# GIVEN DATA:
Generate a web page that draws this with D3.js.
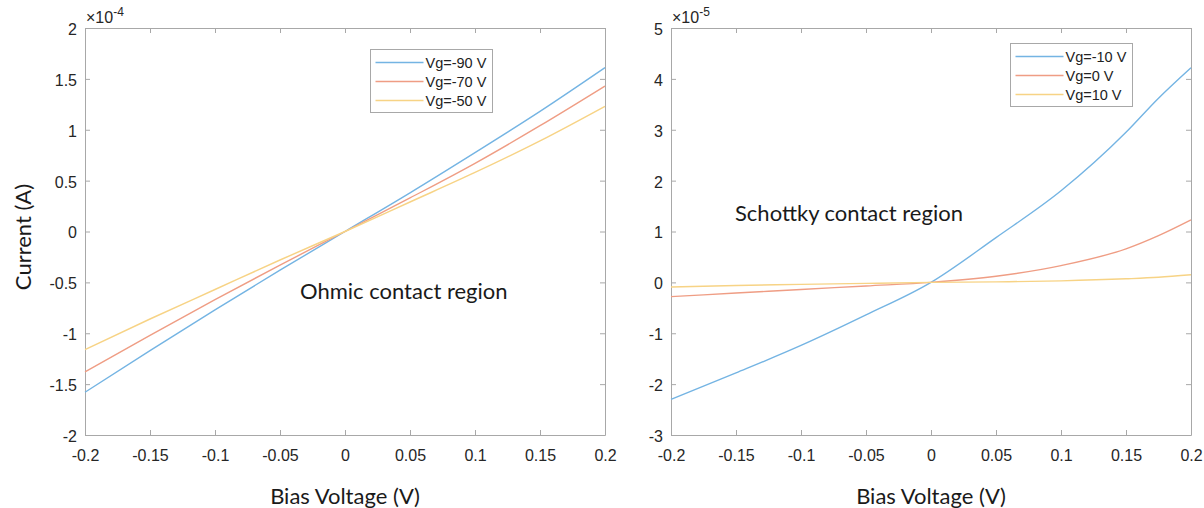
<!DOCTYPE html>
<html>
<head>
<meta charset="utf-8">
<script src="https://cdn.jsdelivr.net/npm/d3@7"></script>
<style>
  body { margin: 0; background: #fff; }
  .tick text { font-family: "Liberation Sans", Arial, sans-serif; font-size: 16px; fill: #262626; }
  .axis path, .axis line { stroke: #a8a8a8; }
  .lbl { font-family: Lato, "Open Sans", sans-serif; font-size: 22px; fill: #1a1a1a; }
  .leg text { font-family: "Liberation Sans", Arial, sans-serif; font-size: 14.5px; fill: #222; }
</style>
</head>
<body>
<div id="chart"></div>
<script>
// bias voltage samples (V)
const voltage = [-0.2, -0.15, -0.1, -0.05, 0, 0.05, 0.1, 0.15, 0.2];

// left panel, current in units of 1e-4 A
const ohmicNames = ["Vg=-90 V", "Vg=-70 V", "Vg=-50 V"];
const ohmicVg90 = [-1.58, -1.17, -0.77, -0.38, 0, 0.38, 0.775, 1.18, 1.61];
const ohmicVg70 = [-1.38, -1.02, -0.67, -0.33, 0, 0.33, 0.67, 1.04, 1.43];
const ohmicVg50 = [-1.16, -0.86, -0.57, -0.28, 0, 0.29, 0.58, 0.89, 1.23];
const ohmicTicks = [-2, -1.5, -1, -0.5, 0, 0.5, 1, 1.5, 2];

// right panel, current in units of 1e-5 A
const schottkyNames = ["Vg=-10 V", "Vg=0 V", "Vg=10 V"];
const schVoltage = [-0.2, -0.15, -0.1, -0.05, 0, 0.05, 0.1, 0.15, 0.175, 0.2];
const schVgm10 = [-2.3, -1.78, -1.24, -0.64, 0, 0.88, 1.8, 2.95, 3.62, 4.22];
const schVg0 = [-0.28, -0.21, -0.14, -0.07, 0, 0.12, 0.33, 0.66, 0.92, 1.23];
const schVg10 = [-0.09, -0.06, -0.04, -0.02, 0, 0.01, 0.03, 0.07, 0.1, 0.15];
const schottkyTicks = [-3, -2, -1, 0, 1, 2, 3, 4, 5];

const xTicks = [-0.2, -0.15, -0.1, -0.05, 0, 0.05, 0.1, 0.15, 0.2];
const colors = ["#74b4e3", "#ef9d84", "#f7d385"];

// plain hyphen minus like matlab
const fmt = d => String(d);

const svg = d3.select("#chart").append("svg")
  .attr("width", 1204).attr("height", 508);

function panel(left, exponent, yDomain, yTicks, xs, series, names, note, legendBox) {
  const top = 28, w = 520, h = 407;
  const g = svg.append("g").attr("transform", `translate(${left},${top})`);
  const x = d3.scaleLinear().domain([-0.2, 0.2]).range([0, w]);
  const y = d3.scaleLinear().domain(yDomain).range([h, 0]);

  // axes, ticks point inward like matlab
  const bx = g.append("g").attr("class", "axis").attr("transform", `translate(0,${h})`)
    .call(d3.axisBottom(x).tickValues(xTicks).tickSizeInner(-5).tickSizeOuter(0).tickFormat(fmt));
  bx.selectAll(".tick text").attr("y", 26).attr("dy", 0);
  g.append("g").attr("class", "axis")
    .call(d3.axisTop(x).tickValues(xTicks).tickSizeInner(-5).tickSizeOuter(0).tickFormat(""));
  const ly = g.append("g").attr("class", "axis")
    .call(d3.axisLeft(y).tickValues(yTicks).tickSizeInner(-5).tickSizeOuter(0).tickFormat(fmt));
  ly.selectAll(".tick text").attr("x", -8).attr("dy", "0.4em");
  g.append("g").attr("class", "axis").attr("transform", `translate(${w},0)`)
    .call(d3.axisRight(y).tickValues(yTicks).tickSizeInner(-5).tickSizeOuter(0).tickFormat(""));

  const line = d3.line().x((d, i) => x(xs[i])).y(d => y(d)).curve(d3.curveMonotoneX);
  series.forEach((s, i) => {
    g.append("path").datum(s).attr("fill", "none")
      .attr("stroke", colors[i]).attr("stroke-width", 1.4).attr("d", line);
  });

  // exponent label
  const ex = g.append("text").attr("x", 1).attr("y", -5)
    .style("font-family", "Liberation Sans, Arial, sans-serif").style("font-size", "16px").attr("fill", "#262626");
  ex.append("tspan").text("\u00d710");
  ex.append("tspan").attr("dy", -7).style("font-size", "12px").text(exponent);

  g.append("text").attr("class", "lbl").attr("x", w / 2).attr("y", 495 - top)
    .attr("text-anchor", "middle").attr("dominant-baseline", "central").text("Bias Voltage (V)");

  g.append("text").attr("class", "lbl").attr("x", note.x - left).attr("y", note.y - top)
    .attr("dominant-baseline", "central").text(note.text);

  // legend
  const lg = g.append("g").attr("class", "leg")
    .attr("transform", `translate(${legendBox.x - left + 0.5},${legendBox.y - top + 0.5})`);
  lg.append("rect").attr("width", legendBox.w).attr("height", 63)
    .attr("fill", "#fff").attr("stroke", "#a8a8a8");
  names.forEach((n, i) => {
    const yy = 13 + i * 19;
    lg.append("line").attr("x1", 5).attr("x2", 53).attr("y1", yy).attr("y2", yy)
      .attr("stroke", colors[i]).attr("stroke-width", 1.3);
    lg.append("text").attr("x", 55).attr("y", yy).attr("dominant-baseline", "central").text(n);
  });
  return g;
}

panel(85, "-4", [-2, 2], ohmicTicks, voltage, [ohmicVg90, ohmicVg70, ohmicVg50], ohmicNames,
  { x: 300, y: 290, text: "Ohmic contact region" }, { x: 370, y: 49, w: 122 });
panel(671, "-5", [-3, 5], schottkyTicks, schVoltage, [schVgm10, schVg0, schVg10], schottkyNames,
  { x: 735, y: 212, text: "Schottky contact region" }, { x: 1010, y: 43, w: 122 });

svg.append("text").attr("class", "lbl")
  .attr("transform", "translate(22,237) rotate(-90)")
  .attr("text-anchor", "middle").attr("dominant-baseline", "central").text("Current (A)");
</script>
</body>
</html>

# WRITTEN TASK:
Copy all the data exactly as written, but skip any picture.

# FINAL ANSWER:
Generate a web page that draws this with D3.js.
<!DOCTYPE html>
<html>
<head>
<meta charset="utf-8">
<script src="https://cdn.jsdelivr.net/npm/d3@7"></script>
<style>
  body { margin: 0; background: #fff; }
  .tick text { font-family: "Liberation Sans", Arial, sans-serif; font-size: 16px; fill: #262626; }
  .axis path, .axis line { stroke: #a8a8a8; }
  .lbl { font-family: Lato, "Open Sans", sans-serif; font-size: 22px; fill: #1a1a1a; }
  .leg text { font-family: "Liberation Sans", Arial, sans-serif; font-size: 14.5px; fill: #222; }
</style>
</head>
<body>
<div id="chart"></div>
<script>
// bias voltage samples (V)
const voltage = [-0.2, -0.15, -0.1, -0.05, 0, 0.05, 0.1, 0.15, 0.2];

// left panel, current in units of 1e-4 A
const ohmicNames = ["Vg=-90 V", "Vg=-70 V", "Vg=-50 V"];
const ohmicVg90 = [-1.58, -1.17, -0.77, -0.38, 0, 0.38, 0.775, 1.18, 1.61];
const ohmicVg70 = [-1.38, -1.02, -0.67, -0.33, 0, 0.33, 0.67, 1.04, 1.43];
const ohmicVg50 = [-1.16, -0.86, -0.57, -0.28, 0, 0.29, 0.58, 0.89, 1.23];
const ohmicTicks = [-2, -1.5, -1, -0.5, 0, 0.5, 1, 1.5, 2];

// right panel, current in units of 1e-5 A
const schottkyNames = ["Vg=-10 V", "Vg=0 V", "Vg=10 V"];
const schVoltage = [-0.2, -0.15, -0.1, -0.05, 0, 0.05, 0.1, 0.15, 0.175, 0.2];
const schVgm10 = [-2.3, -1.78, -1.24, -0.64, 0, 0.88, 1.8, 2.95, 3.62, 4.22];
const schVg0 = [-0.28, -0.21, -0.14, -0.07, 0, 0.12, 0.33, 0.66, 0.92, 1.23];
const schVg10 = [-0.09, -0.06, -0.04, -0.02, 0, 0.01, 0.03, 0.07, 0.1, 0.15];
const schottkyTicks = [-3, -2, -1, 0, 1, 2, 3, 4, 5];

const xTicks = [-0.2, -0.15, -0.1, -0.05, 0, 0.05, 0.1, 0.15, 0.2];
const colors = ["#74b4e3", "#ef9d84", "#f7d385"];

// plain hyphen minus like matlab
const fmt = d => String(d);

const svg = d3.select("#chart").append("svg")
  .attr("width", 1204).attr("height", 508);

function panel(left, exponent, yDomain, yTicks, xs, series, names, note, legendBox) {
  const top = 28, w = 520, h = 407;
  const g = svg.append("g").attr("transform", `translate(${left},${top})`);
  const x = d3.scaleLinear().domain([-0.2, 0.2]).range([0, w]);
  const y = d3.scaleLinear().domain(yDomain).range([h, 0]);

  // axes, ticks point inward like matlab
  const bx = g.append("g").attr("class", "axis").attr("transform", `translate(0,${h})`)
    .call(d3.axisBottom(x).tickValues(xTicks).tickSizeInner(-5).tickSizeOuter(0).tickFormat(fmt));
  bx.selectAll(".tick text").attr("y", 26).attr("dy", 0);
  g.append("g").attr("class", "axis")
    .call(d3.axisTop(x).tickValues(xTicks).tickSizeInner(-5).tickSizeOuter(0).tickFormat(""));
  const ly = g.append("g").attr("class", "axis")
    .call(d3.axisLeft(y).tickValues(yTicks).tickSizeInner(-5).tickSizeOuter(0).tickFormat(fmt));
  ly.selectAll(".tick text").attr("x", -8).attr("dy", "0.4em");
  g.append("g").attr("class", "axis").attr("transform", `translate(${w},0)`)
    .call(d3.axisRight(y).tickValues(yTicks).tickSizeInner(-5).tickSizeOuter(0).tickFormat(""));

  const line = d3.line().x((d, i) => x(xs[i])).y(d => y(d)).curve(d3.curveMonotoneX);
  series.forEach((s, i) => {
    g.append("path").datum(s).attr("fill", "none")
      .attr("stroke", colors[i]).attr("stroke-width", 1.4).attr("d", line);
  });

  // exponent label
  const ex = g.append("text").attr("x", 1).attr("y", -5)
    .style("font-family", "Liberation Sans, Arial, sans-serif").style("font-size", "16px").attr("fill", "#262626");
  ex.append("tspan").text("\u00d710");
  ex.append("tspan").attr("dy", -7).style("font-size", "12px").text(exponent);

  g.append("text").attr("class", "lbl").attr("x", w / 2).attr("y", 495 - top)
    .attr("text-anchor", "middle").attr("dominant-baseline", "central").text("Bias Voltage (V)");

  g.append("text").attr("class", "lbl").attr("x", note.x - left).attr("y", note.y - top)
    .attr("dominant-baseline", "central").text(note.text);

  // legend
  const lg = g.append("g").attr("class", "leg")
    .attr("transform", `translate(${legendBox.x - left + 0.5},${legendBox.y - top + 0.5})`);
  lg.append("rect").attr("width", legendBox.w).attr("height", 63)
    .attr("fill", "#fff").attr("stroke", "#a8a8a8");
  names.forEach((n, i) => {
    const yy = 13 + i * 19;
    lg.append("line").attr("x1", 5).attr("x2", 53).attr("y1", yy).attr("y2", yy)
      .attr("stroke", colors[i]).attr("stroke-width", 1.3);
    lg.append("text").attr("x", 55).attr("y", yy).attr("dominant-baseline", "central").text(n);
  });
  return g;
}

panel(85, "-4", [-2, 2], ohmicTicks, voltage, [ohmicVg90, ohmicVg70, ohmicVg50], ohmicNames,
  { x: 300, y: 290, text: "Ohmic contact region" }, { x: 370, y: 49, w: 122 });
panel(671, "-5", [-3, 5], schottkyTicks, schVoltage, [schVgm10, schVg0, schVg10], schottkyNames,
  { x: 735, y: 212, text: "Schottky contact region" }, { x: 1010, y: 43, w: 122 });

svg.append("text").attr("class", "lbl")
  .attr("transform", "translate(22,237) rotate(-90)")
  .attr("text-anchor", "middle").attr("dominant-baseline", "central").text("Current (A)");
</script>
</body>
</html>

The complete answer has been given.